What’s with the beard?It seemed like such a good idea at first. My wife was going to go through some physical changes that we planned to photograph every couple of weeks, so I thought up an idea to join her. I call it my “Baby Beard.”
By: Jed Carlson, Superior Telegram
The countdown has started. My wife has a big sheet in our living room with “four weeks” written on it. Each Monday another week comes down.
My wife thinks it’s all about awaiting our little arrival, but lately I’ve been waiting for a departure.
It seemed like such a good idea at first. My wife was going to go through some physical changes that we planned to photograph every couple of weeks, so I thought up an idea to join her. As her belly grew so would my beard. I call it my “Baby Beard.”
Think of it as an extreme playoff beard. Players in the National Hockey League have made the playoff beard popular since the 1980s. During each team’s run, the players let their beards grow until they’re out of the playoffs; so the further the team goes, the hairier the faces get.
I had visions in my mind of growing a great beard like the Pittsburgh Steelers’ Brett Keisel, the San Francisco Giants’ Brian Wilson, MMA fighter Kimbo Slice, the St. Louis Cardinals’ former pitcher Bruce Sutter or even legendary outdoorsman Grizzly Adams.
So Sept. 7, Jenny and I went into the doctor’s office and heard our son’s heartbeat for the first time. When we got home my razor went in the trash can.
The plan seemed simple enough, just don’t shave — period. However, I soon had to amend the rules to make trimming the moustache acceptable. Turns out when your moustache reaches a certain length it finds its way into your mouth every time you eat. I could only chomp on so much moustache before I had to fix it.
The beard itched a little bit, but nothing too irritating. Most people thought I was getting an early start on a Northland tradition, the hunting beard.

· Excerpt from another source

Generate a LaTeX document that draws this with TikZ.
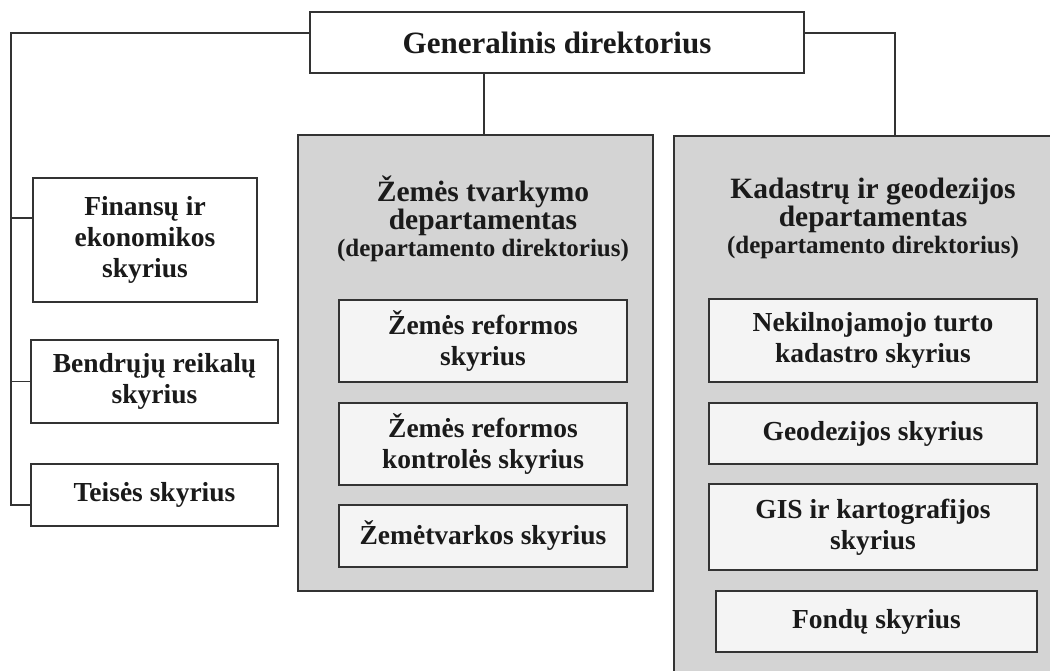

Hunting season came and went and the beard slowly took over my face. When we went to my parent’s house for Christmas my mom repeatedly asked if I needed to borrow my dad’s electric shaver. Growing a beard in the winter seemed like a useful move, but winter forgot to cooperate.
But it’s turned into somewhat of a quest for me now. Each time I explain the concept of the baby beard and hear the doubts people have about going all the way through with it, it kind of fuels me to keep going. Whether it’s stubbornness or foolishness I’ll see it through; I’ve only got four weeks left.
Along the journey I’ve learned a few reasons why playoff beards are not regular season beards:
• The itchy feeling doesn’t go away. You would think it does, but it’s always itchy.
• Morning preparation time increases. I’ve always been a short-hair guy. I haven’t had to comb my hair to get ready for my day since I was in seventh grade in 1991. But now with my facial ’fro I actually have to comb my face in the morning. My face gets bed head.
• Showering takes longer. Shampoo now goes in my hair and on my face. Then when I get out of the shower my beard forms squid-like tentacles that hang from my jaw until dried and combed out.
• Beware certain foods. Ice cream, soup, anything with frosting on it, and all sorts of delicious treats are apparently drawn to the magnetic field radiating from my beard. Gone are the days when I would go to almost any local sporting event and enjoy a nice batch of pre-game or halftime nachos. When your beard gets to a certain length you must use the “buddy system” while eating. “Hey Buddy, do I have anything in my beard?”
• Be aware that good natured ribbing is coming your way. Multiple times I’ve been asked if any birds are nesting in the beard. The term Unabomber gets tossed around more than you would think. A man I didn’t even know asked me if I was going to be former WWE wrestler, Hillbilly Jim, for Halloween next year.
The end is now in sight, a razor at the end of the tunnel. As Jenny and I prepare our house for the arrival of our son in late March, I secretly plan for disappearance of the beard. I do want to get a couple of photos of my son and me with the beard, just so he can see what his dad was up to before he came into the world.
So the countdown continues, and excitement fills the Carlson house. I’m just not sure what my wife is more excited about, our son arriving or the beard departing?